Pick out the lines below with "seaborn" and list them.
============================================================
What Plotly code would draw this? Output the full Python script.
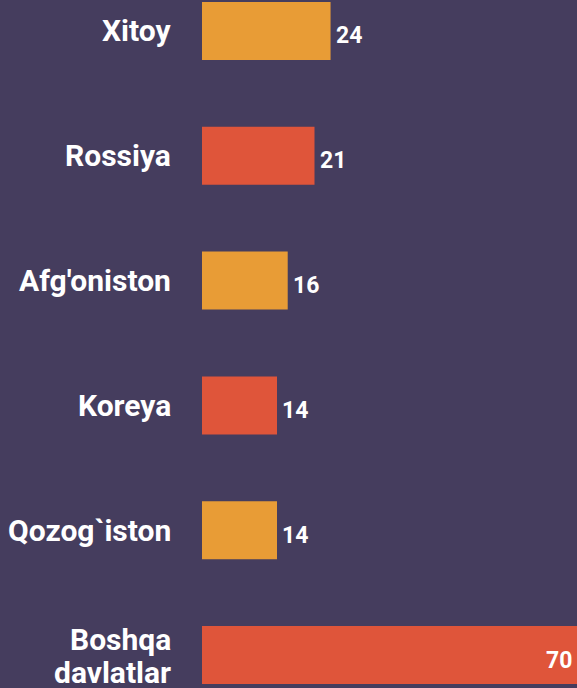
import plotly.graph_objects as go

categories = ["Xitoy", "Rossiya", "Afg'oniston", "Koreya", "Qozog`iston", "Boshqa davlatlar"]
label_lines = [["Xitoy"], ["Rossiya"], ["Afg'oniston"], ["Koreya"], ["Qozog`iston"], ["Boshqa", "davlatlar"]]
values = [24, 21, 16, 14, 14, 70]
colors = ["#e89c36", "#df553a", "#e89c36", "#df553a", "#e89c36", "#df553a"]
inside_label = [False, False, False, False, False, True]

BG = "#453d5e"
label_font = dict(family="Roboto", size=30, color="white", weight="bold")
value_font = dict(family="Roboto", size=23, color="white", weight="bold")

fig = go.Figure(go.Bar(
    x=values,
    y=categories,
    orientation="h",
    marker=dict(color=colors, line=dict(width=0)),
    width=0.465,
    hoverinfo="x+y",
))

annotations = []
for cat, lines in zip(categories, label_lines):
    n = len(lines)
    for i, line in enumerate(lines):
        shift = 0 if n == 1 else (16 if i == 0 else -17)
        annotations.append(dict(
            x=0, xref="paper", y=cat, yref="y",
            text=line, showarrow=False,
            xanchor="right", yanchor="middle",
            xshift=-29, yshift=shift,
            font=label_font,
        ))

for cat, v, inside in zip(categories, values, inside_label):
    annotations.append(dict(
        x=v, xref="x", y=cat, yref="y",
        text=str(v), showarrow=False,
        xanchor="right" if inside else "left", yanchor="middle",
        xshift=-3 if inside else 3, yshift=-5,
        font=value_font,
    ))

fig.update_layout(
    width=577,
    height=688,
    margin=dict(l=202, r=0, t=0, b=0),
    paper_bgcolor=BG,
    plot_bgcolor=BG,
    showlegend=False,
    xaxis=dict(range=[0, 70], visible=False, fixedrange=True),
    yaxis=dict(
        range=[5.264, -0.248],
        showgrid=False,
        zeroline=False,
        showline=False,
        showticklabels=False,
        ticks="",
        fixedrange=True,
    ),
    annotations=annotations,
)

fig.write_html(
    "out.html",
    config={"displayModeBar": False},
    post_script="document.body.style.margin='0';document.body.style.background='" + BG + "';",
)
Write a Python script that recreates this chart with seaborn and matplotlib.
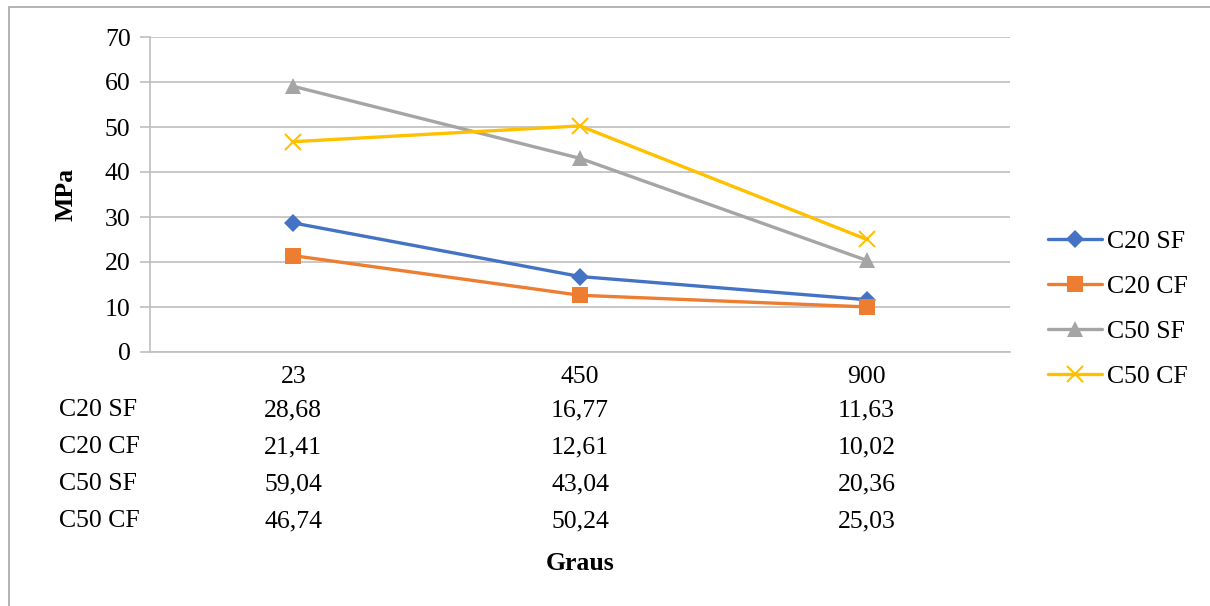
import matplotlib
matplotlib.use("Agg")
import matplotlib.pyplot as plt
import seaborn as sns
import pandas as pd
from matplotlib.patches import Rectangle
from matplotlib.lines import Line2D
from matplotlib.transforms import blended_transform_factory

categories = ["23", "450", "900"]
c20_sf = [28.68, 16.77, 11.63]
c20_cf = [21.41, 12.61, 10.02]
c50_sf = [59.04, 43.04, 20.36]
c50_cf = [46.74, 50.24, 25.03]
series_names = ["C20 SF", "C20 CF", "C50 SF", "C50 CF"]

sns.set_theme(style="white")
plt.rcParams["font.family"] = ["Liberation Serif", "DejaVu Serif"]
plt.rcParams["text.color"] = "black"
plt.rcParams["xtick.color"] = "black"
plt.rcParams["ytick.color"] = "black"
plt.rcParams["axes.labelcolor"] = "black"

FS = 18.5
W, H = 1210, 606
fig = plt.figure(figsize=(W / 100, H / 100), dpi=100)
ax = fig.add_axes([150 / W, 1 - 352 / H, (1010 - 150) / W, (352 - 37) / H])

series = [c20_sf, c20_cf, c50_sf, c50_cf]
rows = []
for name, vals in zip(series_names, series):
    for c, v in zip(categories, vals):
        rows.append({"Graus": c, "MPa": v, "serie": name})
df = pd.DataFrame(rows)

colors = ["#4472C4", "#ED7D31", "#A5A5A5", "#FFC000"]
markers = ["D", "s", "^", "x"]
msizes = [9, 11, 11, 12]
for name, col, mk, ms in zip(series_names, colors, markers, msizes):
    sub = df[df["serie"] == name]
    sns.lineplot(data=sub, x="Graus", y="MPa", ax=ax, color=col, lw=2.4,
                 marker=mk, markersize=ms, markeredgecolor=col,
                 markeredgewidth=1.5 if mk == "x" else 0, sort=False, legend=False)

ax.set_xlim(-0.5, 2.5)
ax.set_ylim(0, 70)
ax.set_yticks(range(0, 71, 10))
ax.grid(axis="y", color="#BFBFBF", lw=1.2)
ax.set_axisbelow(True)
for s in ["top", "right"]:
    ax.spines[s].set_visible(False)
ax.spines["left"].set_color("#BFBFBF")
ax.spines["bottom"].set_color("#BFBFBF")
ax.spines["left"].set_linewidth(1.2)
ax.spines["bottom"].set_linewidth(1.2)
ax.tick_params(axis="y", left=True, length=7, color="#BFBFBF", width=1.2,
               labelsize=FS, pad=7, labelcolor="black")
ax.tick_params(axis="x", bottom=False, labelsize=FS, pad=4, labelcolor="black")
ax.set_xlabel("")
ax.set_ylabel("MPa", fontsize=FS, fontweight="bold", labelpad=20, color="black")

# data table
trans = blended_transform_factory(ax.transData, fig.transFigure)
row_y = [410, 447, 484, 521]
for name, vals, y in zip(series_names, series, row_y):
    fy = 1 - y / H
    fig.text(59 / W, fy, name, fontsize=FS, va="center", ha="left", color="black")
    for i, v in enumerate(vals):
        ax.text(i, fy, f"{v:.2f}".replace(".", ","), transform=trans,
                fontsize=FS, va="center", ha="center", color="black")
fig.text(580 / W, 1 - 563 / H, "Graus", fontsize=FS, fontweight="bold",
         ha="center", va="center", color="black")

# legend
handles = [Line2D([0], [0], color=c, lw=2.4, marker=m, markersize=ms,
                  markeredgecolor=c, markeredgewidth=1.5 if m == "x" else 0)
           for c, m, ms in zip(colors, markers, msizes)]
fig.legend(handles, series_names, loc="center left",
           bbox_to_anchor=(1048 / W, 1 - 309 / H), frameon=False,
           fontsize=FS, handlelength=2.1, handletextpad=0.2,
           labelspacing=0.85, borderaxespad=0, borderpad=0)

fig.patches.append(Rectangle((9 / W, -0.1), 1.2, 1 - 7 / H + 0.1,
                             transform=fig.transFigure, fill=False,
                             edgecolor="#A6A6A6", lw=1.2))

fig.savefig("out.png", dpi=100)
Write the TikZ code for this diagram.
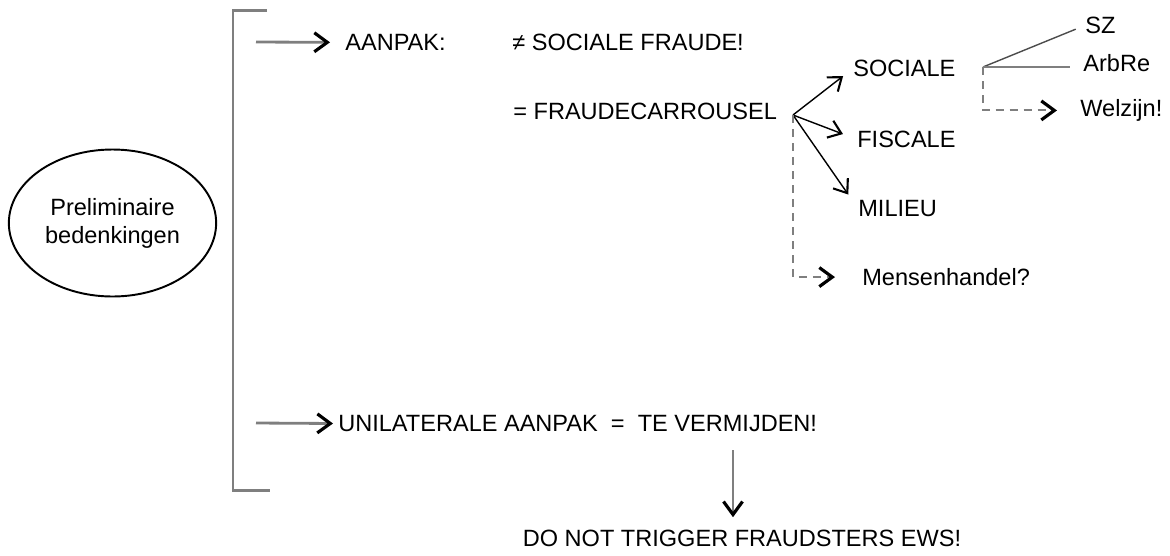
\documentclass[tikz,border=0pt]{standalone}
\usepackage{fontspec}
\setmainfont{Liberation Sans}
\usepackage{tikz}
\usetikzlibrary{shapes.geometric,arrows.meta}
\definecolor{linegray}{HTML}{7F7F7F}
\tikzset{
	txt/.style={anchor=base west,inner sep=0pt},
	chev/.style={-{Straight Barb[length=0.26cm,width=0.38cm,line width=1.8pt,color=black]}},
	feed/.style={chev,draw=linegray,line width=1.6pt},
	branch/.style={-{Straight Barb[length=0.24cm,width=0.36cm,line width=1.2pt]},line width=0.8pt},
	dashbranch/.style={chev,draw=linegray,line width=1.1pt,dash pattern=on 0.16cm off 0.12cm}
}

\begin{document}
\begin{tikzpicture}[font=\fontsize{13.4}{16}\selectfont]
	\useasboundingbox (0,0) rectangle (23.4,-11.1);
	\node[ellipse,draw,line width=1.1pt,minimum width=4.02cm,minimum height=2.94cm,align=center] (P) at (2.25,-4.46) {Preliminaire\\bedenkingen};
	\draw[linegray,line width=1.7pt] (5.34,-0.2) -- (4.66,-0.2) -- (4.66,-9.8) -- (5.40,-9.8);
	\node[txt] (A1) at (6.90,-1.01) {AANPAK:};
	\node[txt] (A2) at (10.24,-1.01) {≠ SOCIALE FRAUDE!};
	\node[txt] (A3) at (10.26,-2.39) {= FRAUDECARROUSEL};
	\node[txt] (S1) at (17.06,-1.53) {SOCIALE};
	\node[txt] (S2) at (17.14,-2.95) {FISCALE};
	\node[txt] (S3) at (17.16,-4.33) {MILIEU};
	\node[txt] (S4) at (17.24,-5.71) {Mensenhandel?};
	\node[txt] (Z1) at (21.70,-0.67) {SZ};
	\node[txt] (Z2) at (21.66,-1.43) {ArbRe};
	\node[txt] (Z3) at (21.60,-2.33) {Welzijn!};
	\node[txt] (U1) at (6.76,-8.63) {UNILATERALE AANPAK\ \ =\ \ TE VERMIJDEN!};
	\node[anchor=base,inner sep=0pt] (U2) at (14.84,-10.93) {DO NOT TRIGGER FRAUDSTERS EWS!};
	\coordinate (B1) at (5.12,-0.84);
	\coordinate (B2) at (5.12,-8.46);
	\coordinate (D1) at (14.66,-9.0);
	\coordinate (C1) at (15.86,-2.30);
	\coordinate (C2) at (19.66,-1.34);
	\draw[feed,shorten >=0.3cm] (B1) -- (A1.west);
	\draw[feed,shorten >=0.1cm] (B2) -- (U1.west);
	\draw[feed,line width=1.1pt,shorten >=0.25cm] (D1) -- (D1 |- U2.north);
	\draw[branch,shorten >=0.25cm] (C1) -- (S1.west);
	\draw[branch,shorten >=0.3cm] (C1) -- (S2.west);
	\draw[branch,shorten >=0.34cm] (C1) -- (S3.west);
	\draw[dashbranch,shorten >=0.54cm] (C1) -- (C1 |- S4.west) -- (S4.west);
	\draw[linegray!60!black,line width=0.8pt,shorten >=0.2cm] (C2) -- (Z1.west);
	\draw[linegray,line width=1.2pt,shorten >=0.26cm] (C2) -- (C2 -| Z2.west);
	\draw[dashbranch,shorten >=0.46cm] (C2) -- (C2 |- Z3.west) -- (Z3.west);
	%\draw[red] (current bounding box.south west) rectangle (current bounding box.north east);
\end{tikzpicture}
\end{document}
============================================================
EXERCISE RESPONSE
Write a Python script that recreates this chart with seaborn and matplotlib.
import seaborn as sns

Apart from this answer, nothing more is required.